* **GOAL**
Starting at the line that contains "Reproduce this chart with Chart.js." and stopping at the line that contains "0.755, 0.80, 1.0];", copy every line exactly, both ends included, without the pictures.

* **Entries with chart source code**
□ □ □ □
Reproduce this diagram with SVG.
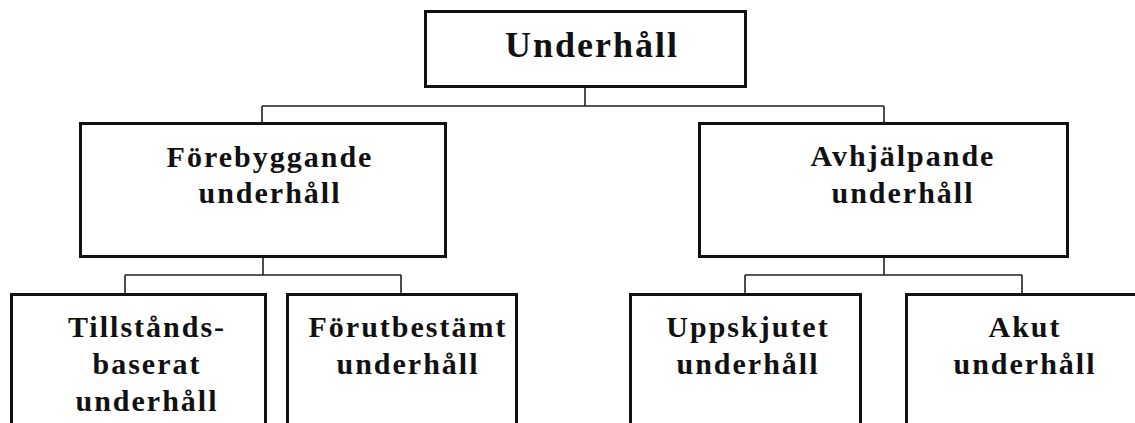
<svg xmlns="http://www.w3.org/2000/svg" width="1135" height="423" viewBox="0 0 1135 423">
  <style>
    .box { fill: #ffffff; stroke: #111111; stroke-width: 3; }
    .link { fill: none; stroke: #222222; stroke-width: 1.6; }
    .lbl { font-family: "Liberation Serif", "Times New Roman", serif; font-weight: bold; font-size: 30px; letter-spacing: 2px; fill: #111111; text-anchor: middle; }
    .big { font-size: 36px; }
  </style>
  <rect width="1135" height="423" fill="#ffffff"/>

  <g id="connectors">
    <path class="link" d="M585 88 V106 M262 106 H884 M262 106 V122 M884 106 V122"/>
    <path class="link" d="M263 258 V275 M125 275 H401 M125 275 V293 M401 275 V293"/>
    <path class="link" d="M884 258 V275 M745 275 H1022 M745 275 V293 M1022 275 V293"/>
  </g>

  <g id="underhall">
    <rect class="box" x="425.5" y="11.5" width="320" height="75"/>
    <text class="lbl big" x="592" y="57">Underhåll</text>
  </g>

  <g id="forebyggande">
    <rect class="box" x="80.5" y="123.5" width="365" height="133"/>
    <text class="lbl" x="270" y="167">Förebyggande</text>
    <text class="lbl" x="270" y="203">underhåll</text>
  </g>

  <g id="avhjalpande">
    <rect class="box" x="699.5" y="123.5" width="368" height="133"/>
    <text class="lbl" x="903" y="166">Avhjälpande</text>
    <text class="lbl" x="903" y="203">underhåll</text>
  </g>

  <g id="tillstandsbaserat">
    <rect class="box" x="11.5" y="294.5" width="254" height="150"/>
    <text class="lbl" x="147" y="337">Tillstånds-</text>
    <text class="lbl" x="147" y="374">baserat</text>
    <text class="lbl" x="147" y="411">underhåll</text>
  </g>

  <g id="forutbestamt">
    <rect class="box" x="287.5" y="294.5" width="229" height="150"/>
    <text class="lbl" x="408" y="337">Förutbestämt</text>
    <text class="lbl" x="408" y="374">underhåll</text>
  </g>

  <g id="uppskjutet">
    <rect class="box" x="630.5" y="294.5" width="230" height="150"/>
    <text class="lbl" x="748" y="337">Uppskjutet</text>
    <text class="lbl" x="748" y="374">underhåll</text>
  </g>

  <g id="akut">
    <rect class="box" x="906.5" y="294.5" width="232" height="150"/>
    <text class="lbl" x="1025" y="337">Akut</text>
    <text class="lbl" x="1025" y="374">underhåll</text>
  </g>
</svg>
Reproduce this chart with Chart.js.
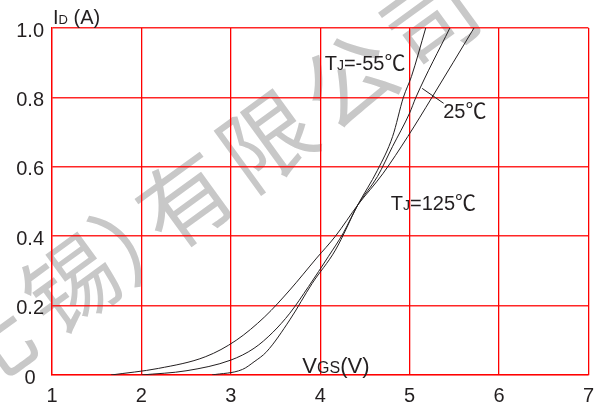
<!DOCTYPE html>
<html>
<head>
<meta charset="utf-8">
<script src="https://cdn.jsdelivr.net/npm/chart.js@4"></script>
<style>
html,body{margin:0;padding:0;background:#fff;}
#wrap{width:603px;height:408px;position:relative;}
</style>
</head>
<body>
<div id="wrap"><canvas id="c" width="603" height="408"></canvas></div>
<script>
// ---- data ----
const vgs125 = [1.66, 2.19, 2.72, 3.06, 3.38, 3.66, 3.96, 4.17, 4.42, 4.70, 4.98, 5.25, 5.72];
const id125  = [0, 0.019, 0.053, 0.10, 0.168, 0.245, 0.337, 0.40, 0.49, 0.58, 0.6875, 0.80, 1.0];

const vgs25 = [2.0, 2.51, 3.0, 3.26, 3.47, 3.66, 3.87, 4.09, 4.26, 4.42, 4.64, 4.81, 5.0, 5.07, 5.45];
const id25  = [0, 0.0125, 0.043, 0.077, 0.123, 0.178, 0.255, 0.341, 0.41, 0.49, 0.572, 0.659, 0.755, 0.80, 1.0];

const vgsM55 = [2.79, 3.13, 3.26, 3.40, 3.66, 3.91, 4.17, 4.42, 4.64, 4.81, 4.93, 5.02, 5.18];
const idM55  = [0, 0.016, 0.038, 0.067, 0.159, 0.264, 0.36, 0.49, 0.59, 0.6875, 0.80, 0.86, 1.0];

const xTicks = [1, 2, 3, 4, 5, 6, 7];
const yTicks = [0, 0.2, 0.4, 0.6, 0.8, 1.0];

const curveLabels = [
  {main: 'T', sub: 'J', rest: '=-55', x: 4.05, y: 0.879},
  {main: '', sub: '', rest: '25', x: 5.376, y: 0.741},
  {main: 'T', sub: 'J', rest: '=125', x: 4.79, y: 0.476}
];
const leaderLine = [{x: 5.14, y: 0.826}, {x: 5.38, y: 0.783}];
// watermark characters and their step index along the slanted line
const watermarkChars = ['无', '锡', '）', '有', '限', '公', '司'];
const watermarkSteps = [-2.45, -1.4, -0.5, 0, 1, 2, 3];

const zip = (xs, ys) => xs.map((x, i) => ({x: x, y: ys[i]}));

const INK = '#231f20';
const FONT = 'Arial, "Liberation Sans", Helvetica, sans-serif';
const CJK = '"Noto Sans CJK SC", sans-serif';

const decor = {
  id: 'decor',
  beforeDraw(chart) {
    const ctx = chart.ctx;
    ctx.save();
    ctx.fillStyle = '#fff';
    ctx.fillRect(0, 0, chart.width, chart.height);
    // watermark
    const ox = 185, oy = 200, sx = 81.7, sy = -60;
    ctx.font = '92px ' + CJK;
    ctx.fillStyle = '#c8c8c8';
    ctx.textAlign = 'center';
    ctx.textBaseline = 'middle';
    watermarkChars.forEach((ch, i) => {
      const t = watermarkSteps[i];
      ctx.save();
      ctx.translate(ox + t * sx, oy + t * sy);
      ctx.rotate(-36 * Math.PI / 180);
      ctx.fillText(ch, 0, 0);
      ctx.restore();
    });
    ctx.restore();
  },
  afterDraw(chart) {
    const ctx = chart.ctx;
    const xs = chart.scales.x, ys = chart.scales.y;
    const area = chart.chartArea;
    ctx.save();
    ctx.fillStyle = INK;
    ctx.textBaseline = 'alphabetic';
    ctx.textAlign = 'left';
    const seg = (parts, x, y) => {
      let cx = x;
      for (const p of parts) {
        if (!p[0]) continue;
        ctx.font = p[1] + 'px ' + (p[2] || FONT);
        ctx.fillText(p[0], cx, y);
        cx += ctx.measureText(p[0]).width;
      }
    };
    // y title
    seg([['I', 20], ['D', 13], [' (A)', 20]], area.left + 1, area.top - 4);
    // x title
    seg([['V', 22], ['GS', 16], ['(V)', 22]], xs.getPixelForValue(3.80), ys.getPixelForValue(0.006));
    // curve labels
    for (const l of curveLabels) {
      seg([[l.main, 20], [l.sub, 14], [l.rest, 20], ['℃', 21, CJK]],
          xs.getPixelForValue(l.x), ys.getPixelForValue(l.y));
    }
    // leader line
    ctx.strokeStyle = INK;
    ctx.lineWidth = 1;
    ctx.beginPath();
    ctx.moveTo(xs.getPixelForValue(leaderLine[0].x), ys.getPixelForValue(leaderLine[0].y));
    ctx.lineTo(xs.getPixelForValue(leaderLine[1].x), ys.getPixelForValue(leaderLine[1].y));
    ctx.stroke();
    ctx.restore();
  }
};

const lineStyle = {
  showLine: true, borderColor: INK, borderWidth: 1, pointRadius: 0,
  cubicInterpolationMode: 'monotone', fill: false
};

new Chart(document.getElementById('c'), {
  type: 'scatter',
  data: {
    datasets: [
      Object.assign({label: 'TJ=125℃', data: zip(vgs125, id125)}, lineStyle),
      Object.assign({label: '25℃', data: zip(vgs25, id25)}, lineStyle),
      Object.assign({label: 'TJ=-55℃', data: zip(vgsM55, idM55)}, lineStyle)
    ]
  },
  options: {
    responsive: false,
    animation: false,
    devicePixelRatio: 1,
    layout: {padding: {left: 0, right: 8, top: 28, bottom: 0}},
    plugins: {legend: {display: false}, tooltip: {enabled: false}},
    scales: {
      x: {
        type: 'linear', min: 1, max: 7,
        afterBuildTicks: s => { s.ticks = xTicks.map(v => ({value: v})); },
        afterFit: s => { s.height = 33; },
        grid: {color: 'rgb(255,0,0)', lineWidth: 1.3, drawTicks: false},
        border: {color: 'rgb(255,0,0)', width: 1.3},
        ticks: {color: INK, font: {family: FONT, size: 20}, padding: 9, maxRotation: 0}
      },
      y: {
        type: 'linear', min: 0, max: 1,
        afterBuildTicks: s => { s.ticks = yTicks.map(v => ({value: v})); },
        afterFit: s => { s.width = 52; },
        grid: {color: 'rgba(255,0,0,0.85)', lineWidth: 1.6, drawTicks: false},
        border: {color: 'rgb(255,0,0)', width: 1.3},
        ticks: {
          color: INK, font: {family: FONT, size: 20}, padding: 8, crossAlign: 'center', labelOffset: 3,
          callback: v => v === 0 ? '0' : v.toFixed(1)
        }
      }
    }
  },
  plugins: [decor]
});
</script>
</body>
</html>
□ □ □ □
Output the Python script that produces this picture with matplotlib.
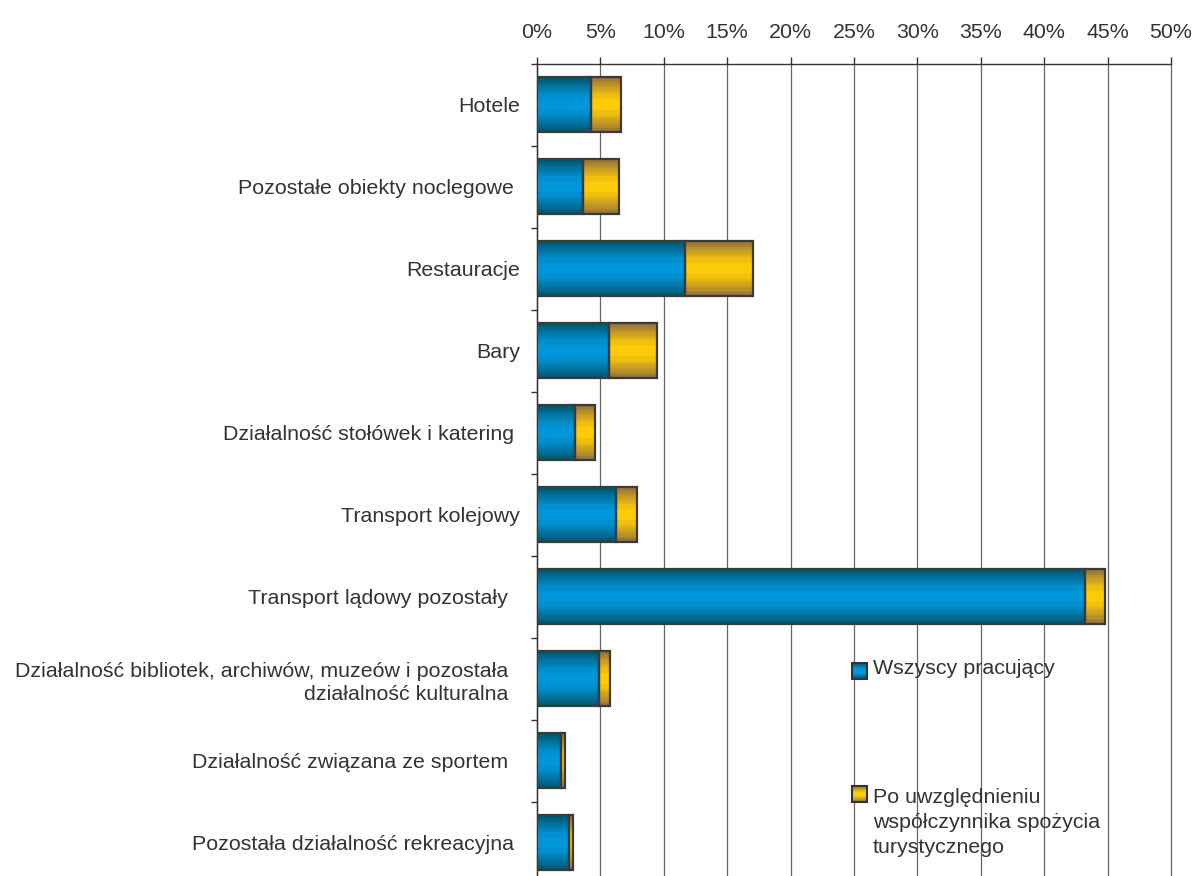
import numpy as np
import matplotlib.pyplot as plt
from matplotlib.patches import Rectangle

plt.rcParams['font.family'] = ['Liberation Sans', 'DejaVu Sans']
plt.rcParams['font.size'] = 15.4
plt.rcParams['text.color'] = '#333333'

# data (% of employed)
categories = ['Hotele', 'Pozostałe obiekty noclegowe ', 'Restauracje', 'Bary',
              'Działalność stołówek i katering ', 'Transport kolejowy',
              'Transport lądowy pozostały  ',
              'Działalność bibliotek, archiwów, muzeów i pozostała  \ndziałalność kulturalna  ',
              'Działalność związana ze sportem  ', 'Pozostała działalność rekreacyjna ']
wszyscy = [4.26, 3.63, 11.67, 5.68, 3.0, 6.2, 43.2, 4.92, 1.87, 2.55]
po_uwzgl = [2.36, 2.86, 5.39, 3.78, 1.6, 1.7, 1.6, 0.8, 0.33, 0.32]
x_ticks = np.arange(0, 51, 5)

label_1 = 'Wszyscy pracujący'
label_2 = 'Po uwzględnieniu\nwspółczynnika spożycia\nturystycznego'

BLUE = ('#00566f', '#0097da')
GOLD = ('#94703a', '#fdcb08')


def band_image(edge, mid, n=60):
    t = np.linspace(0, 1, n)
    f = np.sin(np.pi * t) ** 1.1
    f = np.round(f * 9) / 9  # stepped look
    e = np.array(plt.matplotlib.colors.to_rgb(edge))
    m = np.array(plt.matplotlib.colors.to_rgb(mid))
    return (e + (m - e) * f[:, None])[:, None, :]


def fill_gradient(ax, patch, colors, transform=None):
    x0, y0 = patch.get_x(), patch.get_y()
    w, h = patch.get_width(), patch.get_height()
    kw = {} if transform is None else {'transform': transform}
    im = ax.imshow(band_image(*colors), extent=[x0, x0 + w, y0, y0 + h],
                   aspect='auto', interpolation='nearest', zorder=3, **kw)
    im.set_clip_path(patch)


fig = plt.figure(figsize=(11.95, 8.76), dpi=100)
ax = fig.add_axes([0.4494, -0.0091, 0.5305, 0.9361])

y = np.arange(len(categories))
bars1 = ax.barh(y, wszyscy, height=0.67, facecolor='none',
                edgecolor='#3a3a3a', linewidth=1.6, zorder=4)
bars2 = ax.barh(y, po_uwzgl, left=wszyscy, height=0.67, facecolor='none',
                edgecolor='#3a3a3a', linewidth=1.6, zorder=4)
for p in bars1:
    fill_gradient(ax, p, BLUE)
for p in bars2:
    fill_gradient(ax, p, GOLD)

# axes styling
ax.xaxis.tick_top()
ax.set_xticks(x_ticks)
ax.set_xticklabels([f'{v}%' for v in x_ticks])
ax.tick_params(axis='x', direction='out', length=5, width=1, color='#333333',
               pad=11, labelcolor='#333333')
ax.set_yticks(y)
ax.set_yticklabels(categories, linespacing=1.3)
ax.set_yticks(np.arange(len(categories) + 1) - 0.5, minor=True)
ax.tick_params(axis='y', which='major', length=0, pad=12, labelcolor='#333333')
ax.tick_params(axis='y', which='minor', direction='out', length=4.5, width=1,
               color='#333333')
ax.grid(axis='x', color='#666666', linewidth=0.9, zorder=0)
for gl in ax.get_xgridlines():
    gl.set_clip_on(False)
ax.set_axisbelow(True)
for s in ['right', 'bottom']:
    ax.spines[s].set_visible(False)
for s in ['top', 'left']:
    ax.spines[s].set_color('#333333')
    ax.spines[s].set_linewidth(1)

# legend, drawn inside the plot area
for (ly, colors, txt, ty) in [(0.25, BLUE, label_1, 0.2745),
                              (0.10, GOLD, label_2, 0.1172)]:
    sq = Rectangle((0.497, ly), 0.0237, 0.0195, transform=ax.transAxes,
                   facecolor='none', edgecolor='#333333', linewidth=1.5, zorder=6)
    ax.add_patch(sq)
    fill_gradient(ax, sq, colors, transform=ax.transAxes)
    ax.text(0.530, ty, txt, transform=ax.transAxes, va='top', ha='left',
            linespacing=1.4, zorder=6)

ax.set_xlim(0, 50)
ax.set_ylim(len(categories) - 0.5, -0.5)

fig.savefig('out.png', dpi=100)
□ □ □ □
* **THE OUTPUT**
Reproduce this chart with Chart.js.
<!DOCTYPE html>
<html>
<head>
<meta charset="utf-8">
<script src="https://cdn.jsdelivr.net/npm/chart.js@4"></script>
<style>
html,body{margin:0;padding:0;background:#fff;}
#wrap{width:603px;height:408px;position:relative;}
</style>
</head>
<body>
<div id="wrap"><canvas id="c" width="603" height="408"></canvas></div>
<script>
// ---- data ----
const vgs125 = [1.66, 2.19, 2.72, 3.06, 3.38, 3.66, 3.96, 4.17, 4.42, 4.70, 4.98, 5.25, 5.72];
const id125  = [0, 0.019, 0.053, 0.10, 0.168, 0.245, 0.337, 0.40, 0.49, 0.58, 0.6875, 0.80, 1.0];

const vgs25 = [2.0, 2.51, 3.0, 3.26, 3.47, 3.66, 3.87, 4.09, 4.26, 4.42, 4.64, 4.81, 5.0, 5.07, 5.45];
const id25  = [0, 0.0125, 0.043, 0.077, 0.123, 0.178, 0.255, 0.341, 0.41, 0.49, 0.572, 0.659, 0.755, 0.80, 1.0];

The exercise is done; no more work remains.